• Supplied data:
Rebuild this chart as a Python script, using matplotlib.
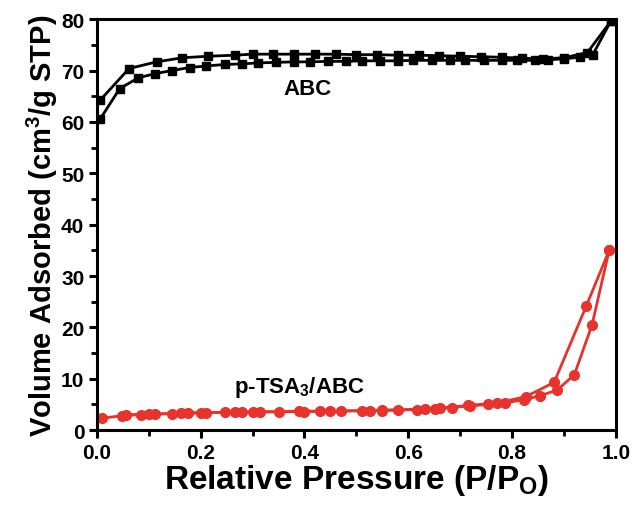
import numpy as np
import matplotlib
matplotlib.use('Agg')
import matplotlib.pyplot as plt
from matplotlib.ticker import MultipleLocator

plt.rcParams['font.family'] = ['Liberation Sans', 'DejaVu Sans']
plt.rcParams['font.weight'] = 'bold'
plt.rcParams['mathtext.default'] = 'regular'

# ABC isotherm, adsorption branch
abc_ads_x = [0.006, 0.044, 0.08, 0.112, 0.144, 0.179, 0.211, 0.247, 0.279, 0.311,
             0.345, 0.38, 0.41, 0.445, 0.48, 0.51, 0.545, 0.58, 0.61, 0.645,
             0.68, 0.71, 0.745, 0.78, 0.81, 0.845, 0.87, 0.9, 0.93, 0.955, 0.99]
abc_ads_y = [60.5, 66.5, 68.6, 69.4, 70.0, 70.6, 70.9, 71.2, 71.3, 71.5,
             71.6, 71.7, 71.7, 71.8, 71.8, 71.9, 71.9, 71.9, 72.0, 72.0,
             72.0, 72.0, 72.0, 72.0, 72.0, 72.0, 72.1, 72.3, 72.6, 73.0, 79.6]
# ABC isotherm, desorption branch
abc_des_x = [0.99, 0.945, 0.9, 0.86, 0.82, 0.78, 0.74, 0.70, 0.66, 0.62,
             0.58, 0.54, 0.50, 0.46, 0.42, 0.38, 0.34, 0.30, 0.266, 0.215,
             0.165, 0.115, 0.062, 0.006]
abc_des_y = [79.6, 73.5, 72.5, 72.3, 72.4, 72.6, 72.7, 72.8, 72.9, 73.0,
             73.0, 73.1, 73.1, 73.2, 73.2, 73.2, 73.2, 73.2, 73.0, 72.8,
             72.5, 71.7, 70.4, 64.2]

# p-TSA3/ABC isotherm
tsa_ads_x = [0.009, 0.048, 0.086, 0.112, 0.144, 0.176, 0.211, 0.247, 0.279, 0.314,
             0.35, 0.39, 0.43, 0.47, 0.51, 0.55, 0.58, 0.617, 0.651, 0.684,
             0.719, 0.753, 0.786, 0.822, 0.854, 0.887, 0.920, 0.954, 0.987]
tsa_ads_y = [2.3, 2.8, 3.0, 3.1, 3.2, 3.3, 3.4, 3.5, 3.5, 3.6,
             3.6, 3.7, 3.7, 3.7, 3.8, 3.8, 3.9, 4.0, 4.2, 4.4,
             4.7, 5.0, 5.3, 5.9, 6.7, 7.8, 10.8, 20.5, 35.0]
tsa_des_x = [0.987, 0.943, 0.881, 0.826, 0.771, 0.715, 0.661, 0.632, 0.549, 0.526,
             0.45, 0.4, 0.3, 0.266, 0.2, 0.163, 0.1, 0.057]
tsa_des_y = [35.0, 24.2, 9.3, 6.5, 5.3, 4.8, 4.3, 4.1, 3.9, 3.8,
             3.7, 3.6, 3.5, 3.5, 3.4, 3.3, 3.1, 3.0]

red = '#e8322c'

fig = plt.figure(figsize=(6.33, 5.06), dpi=100)
ax = fig.add_axes([0.153, 0.148, 0.82, 0.812])

ax.plot(abc_ads_x, abc_ads_y, color='black', lw=2, marker='s', ms=6)
ax.plot(abc_des_x, abc_des_y, color='black', lw=2, marker='s', ms=6)
ax.plot(tsa_ads_x, tsa_ads_y, color=red, lw=2, marker='o', ms=7)
ax.plot(tsa_des_x, tsa_des_y, color=red, lw=2, marker='o', ms=7)

ax.text(0.405, 66.5, 'ABC', fontsize=16, fontweight='bold', ha='center', va='center')
ax.text(0.39, 8.5, 'p-TSA$_3$/ABC', fontsize=16, fontweight='bold', ha='center', va='center')

ax.set_xlim(0, 1.0)
ax.set_ylim(0, 80)
ax.xaxis.set_major_locator(MultipleLocator(0.2))
ax.xaxis.set_minor_locator(MultipleLocator(0.1))
ax.yaxis.set_major_locator(MultipleLocator(10))
ax.yaxis.set_minor_locator(MultipleLocator(5))
ax.xaxis.set_major_formatter(matplotlib.ticker.FormatStrFormatter('%.1f'))

for s in ax.spines.values():
    s.set_linewidth(2.2)
ax.tick_params(which='major', direction='out', length=6, width=2.2, labelsize=15, pad=3)
ax.tick_params(which='minor', direction='out', length=4, width=2)
for lab in ax.get_xticklabels() + ax.get_yticklabels():
    lab.set_fontweight('bold')

ax.set_xlabel('Relative Pressure (P/P$_O$)', fontsize=24, fontweight='bold', labelpad=0)
ax.set_ylabel('Volume Adsorbed (cm$^3$/g STP)', fontsize=21, fontweight='bold', labelpad=1)

fig.savefig('out.png', dpi=100)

• Exercise task:
Among the lines above, determine how many hold the word "matplotlib"; report the figure alone.

• Output of the exercise:
6